#### Your instructions
Everything from the line with "Clone this chart in D3.js." through the line with "const minorTicks=[2500,2300,2100,1900,1700,1500,1300,1100,900];", inclusive, should be repeated exactly, except the pictures.
Begin
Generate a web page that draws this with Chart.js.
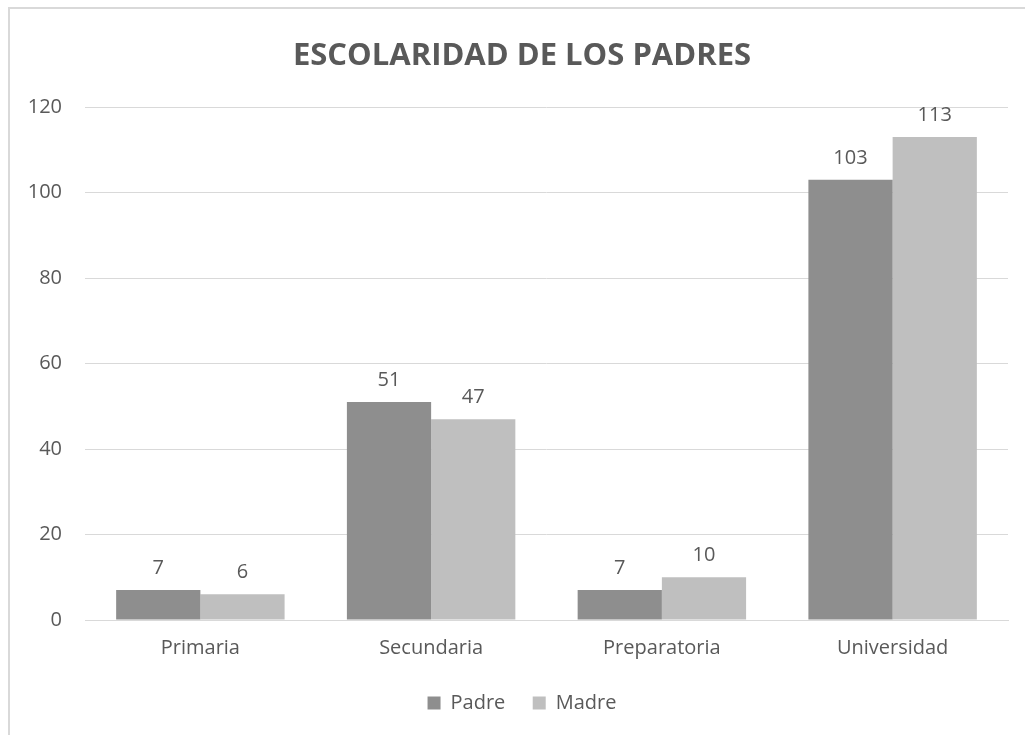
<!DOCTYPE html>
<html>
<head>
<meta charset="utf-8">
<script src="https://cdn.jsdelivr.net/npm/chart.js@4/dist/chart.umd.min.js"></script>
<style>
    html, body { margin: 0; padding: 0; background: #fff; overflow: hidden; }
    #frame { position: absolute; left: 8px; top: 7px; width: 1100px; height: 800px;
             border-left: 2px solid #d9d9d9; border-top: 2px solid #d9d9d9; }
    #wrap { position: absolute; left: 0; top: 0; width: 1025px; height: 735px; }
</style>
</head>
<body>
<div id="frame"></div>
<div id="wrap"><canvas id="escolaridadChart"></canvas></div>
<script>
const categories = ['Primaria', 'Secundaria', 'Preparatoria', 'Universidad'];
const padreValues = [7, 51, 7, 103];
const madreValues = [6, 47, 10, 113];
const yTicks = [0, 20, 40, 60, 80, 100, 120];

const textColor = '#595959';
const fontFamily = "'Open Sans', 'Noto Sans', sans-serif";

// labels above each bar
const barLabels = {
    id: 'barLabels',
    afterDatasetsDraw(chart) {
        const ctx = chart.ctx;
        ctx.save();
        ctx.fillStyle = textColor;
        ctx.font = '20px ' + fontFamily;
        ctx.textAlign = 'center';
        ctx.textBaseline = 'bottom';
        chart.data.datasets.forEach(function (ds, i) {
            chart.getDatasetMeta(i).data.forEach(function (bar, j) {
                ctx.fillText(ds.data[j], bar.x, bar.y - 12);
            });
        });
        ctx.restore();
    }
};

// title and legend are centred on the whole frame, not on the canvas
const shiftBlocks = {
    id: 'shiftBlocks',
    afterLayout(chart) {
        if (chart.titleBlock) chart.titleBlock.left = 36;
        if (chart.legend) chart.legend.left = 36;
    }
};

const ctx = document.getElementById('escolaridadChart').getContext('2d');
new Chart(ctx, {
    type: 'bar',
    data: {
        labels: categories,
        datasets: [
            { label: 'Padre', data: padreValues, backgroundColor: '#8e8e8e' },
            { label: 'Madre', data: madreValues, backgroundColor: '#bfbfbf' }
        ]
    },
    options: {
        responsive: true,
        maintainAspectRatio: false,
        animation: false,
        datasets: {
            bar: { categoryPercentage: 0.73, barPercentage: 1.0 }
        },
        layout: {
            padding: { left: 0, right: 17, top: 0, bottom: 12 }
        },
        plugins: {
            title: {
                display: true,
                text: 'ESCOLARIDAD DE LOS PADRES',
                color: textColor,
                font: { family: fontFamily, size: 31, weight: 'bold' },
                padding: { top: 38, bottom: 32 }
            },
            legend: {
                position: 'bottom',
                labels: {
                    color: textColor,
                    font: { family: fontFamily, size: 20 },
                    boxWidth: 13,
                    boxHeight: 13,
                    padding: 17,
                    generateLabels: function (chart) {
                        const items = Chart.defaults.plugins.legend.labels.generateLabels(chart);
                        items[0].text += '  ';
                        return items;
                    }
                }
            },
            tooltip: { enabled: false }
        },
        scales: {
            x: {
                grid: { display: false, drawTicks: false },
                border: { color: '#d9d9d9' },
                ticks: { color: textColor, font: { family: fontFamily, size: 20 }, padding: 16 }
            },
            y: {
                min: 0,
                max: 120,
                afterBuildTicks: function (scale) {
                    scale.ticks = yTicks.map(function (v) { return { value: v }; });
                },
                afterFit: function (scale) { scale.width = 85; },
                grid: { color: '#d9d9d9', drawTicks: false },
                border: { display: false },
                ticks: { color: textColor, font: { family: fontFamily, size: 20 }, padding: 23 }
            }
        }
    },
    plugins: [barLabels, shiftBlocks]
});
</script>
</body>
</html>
End
Begin
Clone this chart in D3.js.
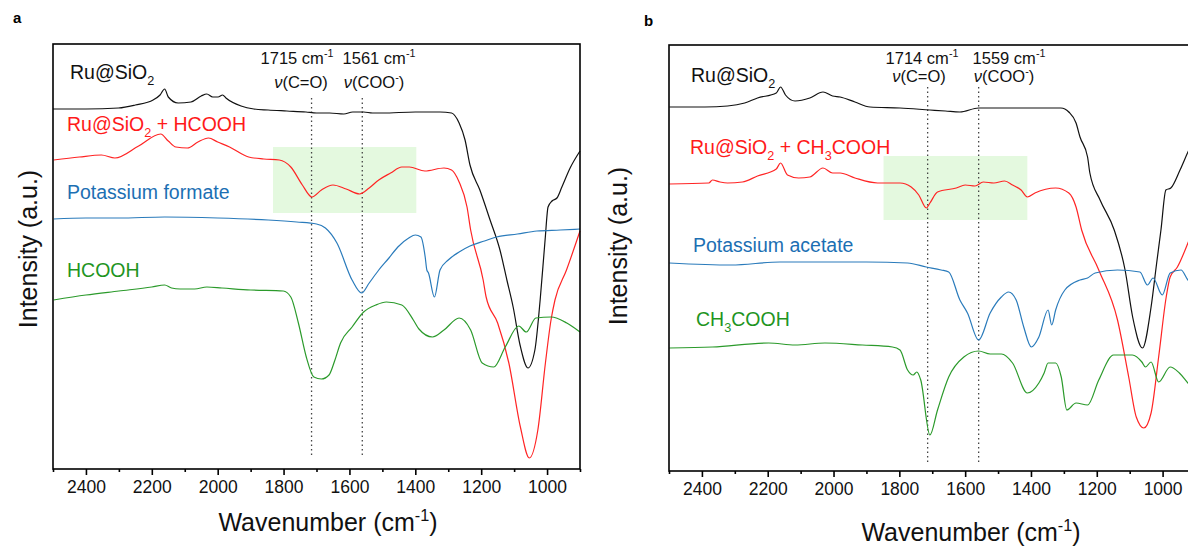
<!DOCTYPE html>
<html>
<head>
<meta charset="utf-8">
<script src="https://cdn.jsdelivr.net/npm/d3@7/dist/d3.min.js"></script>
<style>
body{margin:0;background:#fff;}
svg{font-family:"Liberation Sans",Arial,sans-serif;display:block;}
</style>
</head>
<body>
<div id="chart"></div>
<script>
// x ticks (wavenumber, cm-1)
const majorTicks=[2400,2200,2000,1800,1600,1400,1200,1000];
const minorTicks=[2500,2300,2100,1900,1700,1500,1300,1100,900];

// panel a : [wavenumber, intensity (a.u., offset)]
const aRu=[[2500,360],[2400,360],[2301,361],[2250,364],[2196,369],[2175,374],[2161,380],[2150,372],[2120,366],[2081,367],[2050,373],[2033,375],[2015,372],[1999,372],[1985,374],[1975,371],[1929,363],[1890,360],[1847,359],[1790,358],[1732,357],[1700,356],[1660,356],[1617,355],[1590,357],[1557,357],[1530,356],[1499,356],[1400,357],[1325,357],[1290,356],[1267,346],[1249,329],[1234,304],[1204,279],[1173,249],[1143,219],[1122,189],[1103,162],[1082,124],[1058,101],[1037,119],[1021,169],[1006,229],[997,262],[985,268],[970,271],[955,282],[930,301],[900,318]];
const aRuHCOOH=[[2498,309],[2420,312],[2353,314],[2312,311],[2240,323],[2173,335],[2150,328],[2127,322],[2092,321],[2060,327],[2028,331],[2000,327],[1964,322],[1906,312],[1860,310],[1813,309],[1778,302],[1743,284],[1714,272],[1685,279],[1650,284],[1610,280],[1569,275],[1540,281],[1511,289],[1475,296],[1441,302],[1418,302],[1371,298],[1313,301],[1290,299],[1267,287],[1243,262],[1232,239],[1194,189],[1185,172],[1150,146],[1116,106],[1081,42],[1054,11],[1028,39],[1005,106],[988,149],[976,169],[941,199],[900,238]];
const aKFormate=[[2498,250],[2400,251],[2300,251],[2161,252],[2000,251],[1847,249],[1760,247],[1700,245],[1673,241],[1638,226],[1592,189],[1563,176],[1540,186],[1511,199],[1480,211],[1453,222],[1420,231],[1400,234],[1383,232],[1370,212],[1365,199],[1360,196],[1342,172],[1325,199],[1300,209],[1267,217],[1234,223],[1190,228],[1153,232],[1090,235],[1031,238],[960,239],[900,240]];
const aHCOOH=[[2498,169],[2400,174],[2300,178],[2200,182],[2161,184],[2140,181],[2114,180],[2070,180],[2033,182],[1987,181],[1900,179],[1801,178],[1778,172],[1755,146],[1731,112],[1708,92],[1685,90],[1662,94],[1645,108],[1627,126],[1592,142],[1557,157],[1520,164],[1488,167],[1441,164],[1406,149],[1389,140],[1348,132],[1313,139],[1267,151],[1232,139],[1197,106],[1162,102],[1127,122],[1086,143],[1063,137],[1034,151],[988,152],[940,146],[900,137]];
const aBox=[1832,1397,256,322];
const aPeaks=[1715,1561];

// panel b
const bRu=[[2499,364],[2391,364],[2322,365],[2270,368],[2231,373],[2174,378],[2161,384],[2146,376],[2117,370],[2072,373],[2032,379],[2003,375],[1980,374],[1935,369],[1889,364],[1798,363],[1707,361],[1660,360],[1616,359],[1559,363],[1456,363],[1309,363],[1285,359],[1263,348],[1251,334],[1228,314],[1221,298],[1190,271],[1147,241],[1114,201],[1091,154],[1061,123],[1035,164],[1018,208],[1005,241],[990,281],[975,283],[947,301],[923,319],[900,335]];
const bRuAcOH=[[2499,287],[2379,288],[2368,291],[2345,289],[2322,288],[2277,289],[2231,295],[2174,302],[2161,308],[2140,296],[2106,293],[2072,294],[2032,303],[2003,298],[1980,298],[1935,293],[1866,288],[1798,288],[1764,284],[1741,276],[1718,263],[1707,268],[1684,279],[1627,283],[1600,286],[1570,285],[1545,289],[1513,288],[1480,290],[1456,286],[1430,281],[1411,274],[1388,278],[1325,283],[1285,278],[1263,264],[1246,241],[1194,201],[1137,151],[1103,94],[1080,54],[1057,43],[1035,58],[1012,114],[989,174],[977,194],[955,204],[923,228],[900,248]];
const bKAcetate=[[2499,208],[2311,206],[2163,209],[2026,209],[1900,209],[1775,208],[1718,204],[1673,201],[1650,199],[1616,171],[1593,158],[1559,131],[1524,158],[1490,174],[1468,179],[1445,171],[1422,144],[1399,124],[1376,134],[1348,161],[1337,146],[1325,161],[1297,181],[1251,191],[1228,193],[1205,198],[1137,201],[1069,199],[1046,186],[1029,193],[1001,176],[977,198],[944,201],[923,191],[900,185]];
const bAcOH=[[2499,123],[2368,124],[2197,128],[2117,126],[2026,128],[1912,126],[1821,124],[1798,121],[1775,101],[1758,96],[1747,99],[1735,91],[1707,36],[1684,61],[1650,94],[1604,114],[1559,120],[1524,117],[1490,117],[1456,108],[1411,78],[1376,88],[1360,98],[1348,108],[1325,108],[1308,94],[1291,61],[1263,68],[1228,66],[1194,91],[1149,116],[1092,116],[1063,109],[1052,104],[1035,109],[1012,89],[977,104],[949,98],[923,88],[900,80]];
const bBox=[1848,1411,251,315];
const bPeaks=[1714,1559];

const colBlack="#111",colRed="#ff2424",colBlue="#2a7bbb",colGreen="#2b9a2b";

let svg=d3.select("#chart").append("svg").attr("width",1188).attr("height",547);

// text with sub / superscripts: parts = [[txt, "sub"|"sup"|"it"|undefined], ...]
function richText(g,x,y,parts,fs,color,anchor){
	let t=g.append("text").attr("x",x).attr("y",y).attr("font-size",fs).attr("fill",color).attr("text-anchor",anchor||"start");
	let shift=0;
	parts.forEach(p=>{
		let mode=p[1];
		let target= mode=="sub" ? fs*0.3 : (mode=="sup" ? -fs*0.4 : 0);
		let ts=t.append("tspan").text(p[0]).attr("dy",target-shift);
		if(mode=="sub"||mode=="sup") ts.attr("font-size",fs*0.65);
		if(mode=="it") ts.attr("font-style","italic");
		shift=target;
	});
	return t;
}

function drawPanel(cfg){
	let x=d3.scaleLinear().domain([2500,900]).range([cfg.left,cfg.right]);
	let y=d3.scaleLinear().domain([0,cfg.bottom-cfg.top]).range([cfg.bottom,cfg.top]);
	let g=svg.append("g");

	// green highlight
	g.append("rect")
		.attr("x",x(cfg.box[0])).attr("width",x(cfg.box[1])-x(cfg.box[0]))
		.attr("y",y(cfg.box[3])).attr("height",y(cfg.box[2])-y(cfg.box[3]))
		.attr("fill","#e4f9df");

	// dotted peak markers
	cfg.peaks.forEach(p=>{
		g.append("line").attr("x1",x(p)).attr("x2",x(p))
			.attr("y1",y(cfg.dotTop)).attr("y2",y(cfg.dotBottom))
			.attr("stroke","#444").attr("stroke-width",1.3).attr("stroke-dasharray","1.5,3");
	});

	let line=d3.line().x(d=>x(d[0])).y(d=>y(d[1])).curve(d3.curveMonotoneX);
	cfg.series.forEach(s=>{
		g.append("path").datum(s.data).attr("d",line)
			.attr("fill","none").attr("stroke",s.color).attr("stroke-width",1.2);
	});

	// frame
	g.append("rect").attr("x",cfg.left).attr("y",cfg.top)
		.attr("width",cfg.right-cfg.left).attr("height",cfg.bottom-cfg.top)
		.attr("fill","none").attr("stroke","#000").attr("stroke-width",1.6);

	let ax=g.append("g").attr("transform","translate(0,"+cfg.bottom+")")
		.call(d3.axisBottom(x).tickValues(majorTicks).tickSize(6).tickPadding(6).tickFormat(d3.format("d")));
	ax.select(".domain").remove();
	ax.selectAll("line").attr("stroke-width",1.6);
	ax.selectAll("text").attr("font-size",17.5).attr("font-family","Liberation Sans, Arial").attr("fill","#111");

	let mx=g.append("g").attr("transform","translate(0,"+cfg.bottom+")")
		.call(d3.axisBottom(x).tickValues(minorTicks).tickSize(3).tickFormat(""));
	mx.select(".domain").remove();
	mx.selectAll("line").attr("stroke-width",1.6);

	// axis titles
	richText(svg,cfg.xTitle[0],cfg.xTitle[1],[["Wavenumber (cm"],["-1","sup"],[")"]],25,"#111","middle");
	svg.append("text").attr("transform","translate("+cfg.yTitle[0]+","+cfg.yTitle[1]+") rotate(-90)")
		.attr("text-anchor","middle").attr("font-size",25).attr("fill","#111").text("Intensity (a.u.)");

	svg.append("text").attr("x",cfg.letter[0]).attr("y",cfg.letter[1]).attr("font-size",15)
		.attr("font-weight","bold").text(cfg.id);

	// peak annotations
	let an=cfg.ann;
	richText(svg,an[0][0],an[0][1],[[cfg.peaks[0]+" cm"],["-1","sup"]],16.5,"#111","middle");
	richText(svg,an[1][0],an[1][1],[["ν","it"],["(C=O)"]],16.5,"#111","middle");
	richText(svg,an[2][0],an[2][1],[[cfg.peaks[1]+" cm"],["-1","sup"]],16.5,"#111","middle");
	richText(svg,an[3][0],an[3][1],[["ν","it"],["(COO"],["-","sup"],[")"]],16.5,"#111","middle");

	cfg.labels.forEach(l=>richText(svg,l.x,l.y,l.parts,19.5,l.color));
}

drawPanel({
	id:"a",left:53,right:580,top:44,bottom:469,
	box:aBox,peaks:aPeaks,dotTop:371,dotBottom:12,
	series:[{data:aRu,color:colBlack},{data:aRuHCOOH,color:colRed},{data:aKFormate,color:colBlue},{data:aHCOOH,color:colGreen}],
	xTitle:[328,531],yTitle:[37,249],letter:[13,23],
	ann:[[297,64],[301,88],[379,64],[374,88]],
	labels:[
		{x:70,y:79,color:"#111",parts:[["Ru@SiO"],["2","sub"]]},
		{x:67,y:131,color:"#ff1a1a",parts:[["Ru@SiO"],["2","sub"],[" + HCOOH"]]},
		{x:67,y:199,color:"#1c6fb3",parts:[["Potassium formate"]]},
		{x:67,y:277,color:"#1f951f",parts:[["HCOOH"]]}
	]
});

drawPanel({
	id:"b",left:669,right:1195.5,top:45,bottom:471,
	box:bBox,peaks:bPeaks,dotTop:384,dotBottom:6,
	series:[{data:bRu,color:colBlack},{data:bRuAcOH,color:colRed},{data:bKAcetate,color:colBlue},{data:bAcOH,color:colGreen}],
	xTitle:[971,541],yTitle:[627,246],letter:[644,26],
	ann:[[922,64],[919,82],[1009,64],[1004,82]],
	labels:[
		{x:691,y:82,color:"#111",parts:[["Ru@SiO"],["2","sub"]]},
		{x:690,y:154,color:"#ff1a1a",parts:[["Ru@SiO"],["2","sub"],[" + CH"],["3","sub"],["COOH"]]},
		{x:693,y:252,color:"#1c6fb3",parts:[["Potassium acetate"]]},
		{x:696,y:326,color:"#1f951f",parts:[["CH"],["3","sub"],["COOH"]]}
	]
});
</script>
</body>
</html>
End
#### Result
Clone this chart in D3.js.
<!DOCTYPE html>
<html>
<head>
<meta charset="utf-8">
<script src="https://cdn.jsdelivr.net/npm/d3@7/dist/d3.min.js"></script>
<style>
body{margin:0;background:#fff;}
svg{font-family:"Liberation Sans",Arial,sans-serif;display:block;}
</style>
</head>
<body>
<div id="chart"></div>
<script>
// x ticks (wavenumber, cm-1)
const majorTicks=[2400,2200,2000,1800,1600,1400,1200,1000];
const minorTicks=[2500,2300,2100,1900,1700,1500,1300,1100,900];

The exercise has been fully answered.